Acheter un journal, un acte militant
Dans ses pages, j’ai appris beaucoup de choses de la vie : la politique anglaise, la contre-culture, les jeux de pistes musicaux sans fin, la petite vie britannique telle que la racontaient des jeunes gens mal lunés, mal fringués, mal coiffés et magnifiques. Des signatures m’intimidaient par leur savoir mystérieux, mais aussi me prenaient par la main dans leurs labyrinthes illimités : je vivais leurs frissons, leurs rencontres par procuration.
A l’époque, bien sûr, acheter un journal était un acte militant, une façon de revendiquer son appartenance. Acheter le NME déterminait d’une certaine façon qui vous étiez.

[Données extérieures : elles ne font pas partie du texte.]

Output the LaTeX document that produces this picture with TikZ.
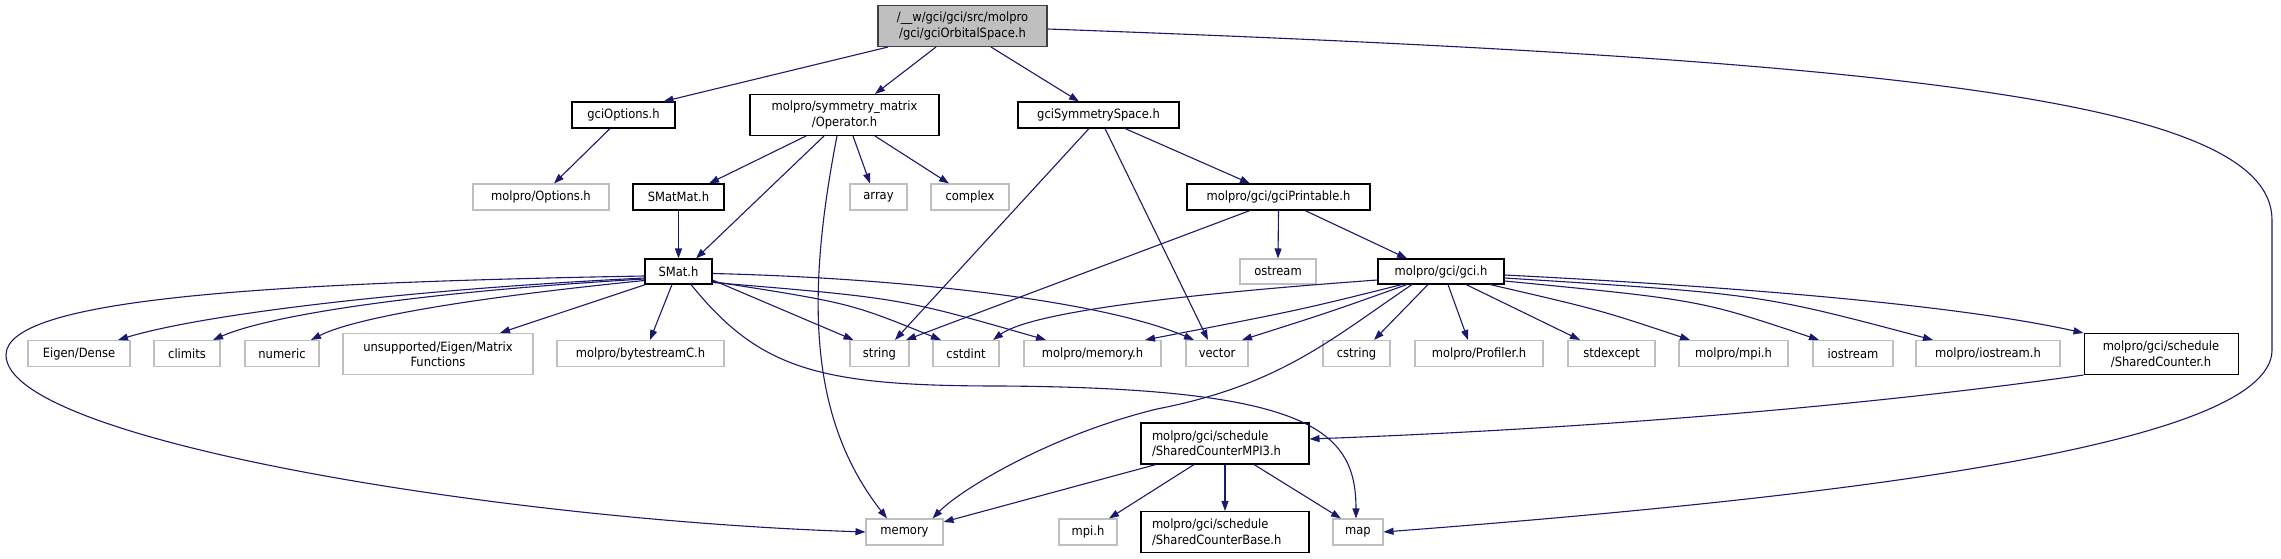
\documentclass[tikz,border=0pt]{standalone}
\usepackage{fontspec}
\setmainfont{DejaVu Sans Condensed}
\usetikzlibrary{arrows.meta}
\definecolor{edgeblue}{HTML}{191970}
\definecolor{boxgray}{HTML}{BFBFBF}
\definecolor{maingray}{HTML}{BFBFBF}
\definecolor{mainborder}{HTML}{404040}
\newcommand{\dxfont}{\fontsize{12.8}{15.5}\selectfont}
\tikzset{
  box/.style={draw=black, line width=1.05pt, fill=white, inner sep=0pt, minimum height=26pt, align=center, font=\dxfont},
  ext/.style={box, draw=boxgray},
  mainbox/.style={box, fill=maingray, draw=mainborder},
  two/.style={minimum height=41pt},
  edge/.style={draw=edgeblue, line width=1.1pt, -{Triangle[length=10pt,width=7pt]}}
}
\begin{document}
\begin{tikzpicture}[x=1pt,y=1pt]
\useasboundingbox[fill=white] (0,0) rectangle (2281,-559);
% row 0
\node[mainbox, two, minimum width=169pt] (main) at (962.5,-26) {/\_\_w/gci/gci/src/molpro\\/gci/gciOrbitalSpace.h};
% row 1
\node[box, minimum width=103pt] (gciopt) at (623.5,-115) {gciOptions.h};
\node[box, two, minimum width=189pt] (op) at (844.5,-115) {molpro/symmetry\_matrix\\/Operator.h};
\node[box, minimum width=161pt] (gsym) at (1098.5,-115) {gciSymmetrySpace.h};
% row 2
\node[ext, minimum width=136pt] (mopt) at (541,-197) {molpro/Options.h};
\node[box, minimum width=91pt] (smatmat) at (678.5,-197) {SMatMat.h};
\node[ext, minimum width=57pt] (array) at (878.5,-197) {array};
\node[ext, minimum width=78pt] (complex) at (970,-197) {complex};
\node[box, minimum width=183pt] (gprint) at (1278.5,-197) {molpro/gci/gciPrintable.h};
% row 3
\node[box, minimum width=67pt, minimum height=25pt] (smat) at (678.5,-271.5) {SMat.h};
\node[ext, minimum width=76pt, minimum height=25pt] (ostream) at (1278,-271.5) {ostream};
\node[box, minimum width=126pt, minimum height=25pt] (gci) at (1441,-271.5) {molpro/gci/gci.h};
% row 4
\node[ext, minimum width=102pt] (eigen) at (79,-353.5) {Eigen/Dense};
\node[ext, minimum width=66pt] (climits) at (187,-353.5) {climits};
\node[ext, minimum width=74pt] (numeric) at (282,-353.5) {numeric};
\node[ext, two, minimum width=190pt] (unsup) at (438,-354) {unsupported/Eigen/Matrix\\Functions};
\node[ext, minimum width=167pt] (bytes) at (640.5,-353.5) {molpro/bytestreamC.h};
\node[ext, minimum width=59pt] (string) at (879.5,-353.5) {string};
\node[ext, minimum width=66pt] (cstdint) at (966,-353.5) {cstdint};
\node[ext, minimum width=137pt] (memh) at (1092.5,-353.5) {molpro/memory.h};
\node[ext, minimum width=62pt] (vector) at (1217,-353.5) {vector};
\node[ext, minimum width=67pt] (cstring) at (1356.5,-353.5) {cstring};
\node[ext, minimum width=128pt] (prof) at (1479,-353.5) {molpro/Profiler.h};
\node[ext, minimum width=87pt] (stdexc) at (1611.5,-353.5) {stdexcept};
\node[ext, minimum width=109pt] (molmpi) at (1733.5,-353.5) {molpro/mpi.h};
\node[ext, minimum width=80pt] (iostr) at (1853,-353.5) {iostream};
\node[ext, minimum width=144pt] (iostrh) at (1988,-353.5) {molpro/iostream.h};
\node[box, two, minimum width=154pt] (sc) at (2161,-354) {molpro/gci/schedule\\/SharedCounter.h};
% row 5
\node[box, two, minimum width=168pt, text width=146pt, align=left] (mpi3) at (1225,-443.5) {molpro/gci/schedule\\/SharedCounterMPI3.h};
% row 6
\node[ext, minimum width=77pt] (memory) at (904.5,-532) {memory};
\node[ext, minimum width=58pt] (mpih) at (1088,-532) {mpi.h};
\node[box, two, minimum width=168pt, text width=146pt, align=left] (scbase) at (1225,-532) {molpro/gci/schedule\\/SharedCounterBase.h};
\node[ext, minimum width=50pt] (map) at (1358,-532) {map};

% edges from main
\draw[edge] ([xshift=-74.5pt]main.south) -- ([xshift=40pt]gciopt.north);
\draw[edge] ([xshift=-26.5pt]main.south) -- ([xshift=30.5pt]op.north);
\draw[edge] ([xshift=28.5pt]main.south) -- ([xshift=-19.5pt]gsym.north);
\draw[edge] ([yshift=-3pt]main.east) .. controls (1900,-60) and (2272,-100) .. (2272,-220) -- (2272,-350) .. controls (2272,-450) and (1800,-500) .. (map.east);
% gciOptions
\draw[edge] ([xshift=-13.5pt]gciopt.south) -- ([xshift=13pt]mopt.north);
% Operator
\draw[edge] ([xshift=-38.5pt]op.south) -- ([xshift=30.5pt]smatmat.north);
\draw[edge] ([xshift=-20.5pt]op.south) -- ([xshift=17.5pt]smat.north);
\draw[edge] ([xshift=8.5pt]op.south) -- ([xshift=-8.5pt]array.north);
\draw[edge] ([xshift=30.5pt]op.south) -- ([xshift=-21pt]complex.north);
\draw[edge] ([xshift=-7.5pt]op.south) .. controls (805,-300) and (810,-420) .. ([xshift=-17.5pt]memory.north);
% SMatMat
\draw[edge] (smatmat.south) -- (smat.north);
% gciSymmetrySpace
\draw[edge] ([xshift=-9.5pt]gsym.south) -- ([xshift=15.5pt]string.north);
\draw[edge] ([xshift=6.5pt]gsym.south) -- ([xshift=-9pt]vector.north);
\draw[edge] ([xshift=26.5pt]gsym.south) -- ([xshift=-28.5pt]gprint.north);
% gciPrintable
\draw[edge] ([xshift=-28.5pt]gprint.south) -- ([xshift=26.5pt]string.north);
\draw[edge] (gprint.south) -- (ostream.north);
\draw[edge] ([xshift=26.5pt]gprint.south) -- ([xshift=-34pt]gci.north);
% SMat left
\draw[edge] ([yshift=-4.5pt]smat.west) .. controls (250,-283) and (6,-300) .. (6,-355) .. controls (6,-440) and (500,-520) .. (memory.west);
\draw[edge] ([yshift=-6.5pt]smat.west) .. controls (400,-290) and (200,-315) .. ([xshift=39pt]eigen.north);
\draw[edge] ([yshift=-7.5pt]smat.west) .. controls (420,-292) and (270,-315) .. ([xshift=26pt]climits.north);
\draw[edge] ([yshift=-9pt]smat.west) .. controls (450,-300) and (350,-320) .. ([xshift=29pt]numeric.north);
\draw[edge] ([xshift=-33pt]smat.south) -- ([xshift=62pt]unsup.north);
\draw[edge] ([xshift=-6.5pt]smat.south) -- ([xshift=9.5pt]bytes.north);
% SMat right
\draw[edge] ([yshift=-8.5pt]smat.east) -- ([xshift=-26pt]string.north);
\draw[edge] ([yshift=-10pt]smat.east) .. controls (850,-303) .. ([xshift=-25pt]cstdint.north);
\draw[edge] ([yshift=-11pt]smat.east) .. controls (900,-298) .. ([xshift=-46.5pt]memh.north);
\draw[edge] ([yshift=-2pt]smat.east) .. controls (900,-278) and (1100,-300) .. ([xshift=-23pt]vector.north);
\draw[edge] ([xshift=12.5pt]smat.south) .. controls (760,-370) and (820,-386) .. (1000,-386) .. controls (1310,-388) and (1356,-430) .. ([xshift=-2pt]map.north);
% gci.h
\draw[edge] ([yshift=-8.5pt]gci.west) .. controls (1100,-300) and (1020,-320) .. ([xshift=27pt]cstdint.north);
\draw[edge] ([xshift=-39pt]gci.south) .. controls (1300,-310) .. ([xshift=52.5pt]memh.north);
\draw[edge] ([xshift=-34pt]gci.south) .. controls (1330,-312) .. ([xshift=25pt]vector.north);
\draw[edge] ([xshift=-29pt]gci.south) .. controls (1330,-340) and (1280,-385) .. (1157,-409) .. controls (1050,-435) and (960,-490) .. ([xshift=28pt]memory.north);
\draw[edge] ([xshift=-13pt]gci.south) -- ([xshift=17.5pt]cstring.north);
\draw[edge] ([xshift=7pt]gci.south) -- ([xshift=-11pt]prof.north);
\draw[edge] ([xshift=25pt]gci.south) -- ([xshift=-31.5pt]stdexc.north);
\draw[edge] ([xshift=49pt]gci.south) .. controls (1600,-310) .. ([xshift=-43.5pt]molmpi.north);
\draw[edge] ([yshift=-9.5pt]gci.east) .. controls (1700,-300) .. ([xshift=-34pt]iostr.north);
\draw[edge] ([yshift=-6.5pt]gci.east) .. controls (1760,-294) .. ([xshift=-55pt]iostrh.north);
\draw[edge] ([yshift=-3.5pt]gci.east) .. controls (1800,-290) and (1980,-310) .. (sc.north west);
% SharedCounter
\draw[edge] (sc.south west) .. controls (1800,-415) and (1500,-432) .. ([yshift=4.5pt]mpi3.east);
% MPI3
\draw[edge] ([xshift=-69pt]mpi3.south) -- ([yshift=10pt]memory.east);
\draw[edge] ([xshift=-31pt]mpi3.south) -- ([xshift=21pt]mpih.north);
\draw[edge] (mpi3.south) -- (scbase.north);
\draw[edge] ([xshift=29pt]mpi3.south) -- ([xshift=-17pt]map.north);
\end{tikzpicture}
\end{document}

Depuis une vingtaine d’années, au rythme affolant des changements de rédaction en chef et d’orientation éditoriale, le magazine a tout essayé, y compris, aujourd’hui, de devenir un gratuit.
C’est pourtant sans nostalgie, sans affiliation au c’était-mieux-avant, avec tendresse même que je ramasse chaque mercredi mon NME. En espérant que des adolescent(e)s y liront dans le métro, par hasard, des articles sur Loyle Carner ou Pale Waves, et que ça changera aussi leur vie.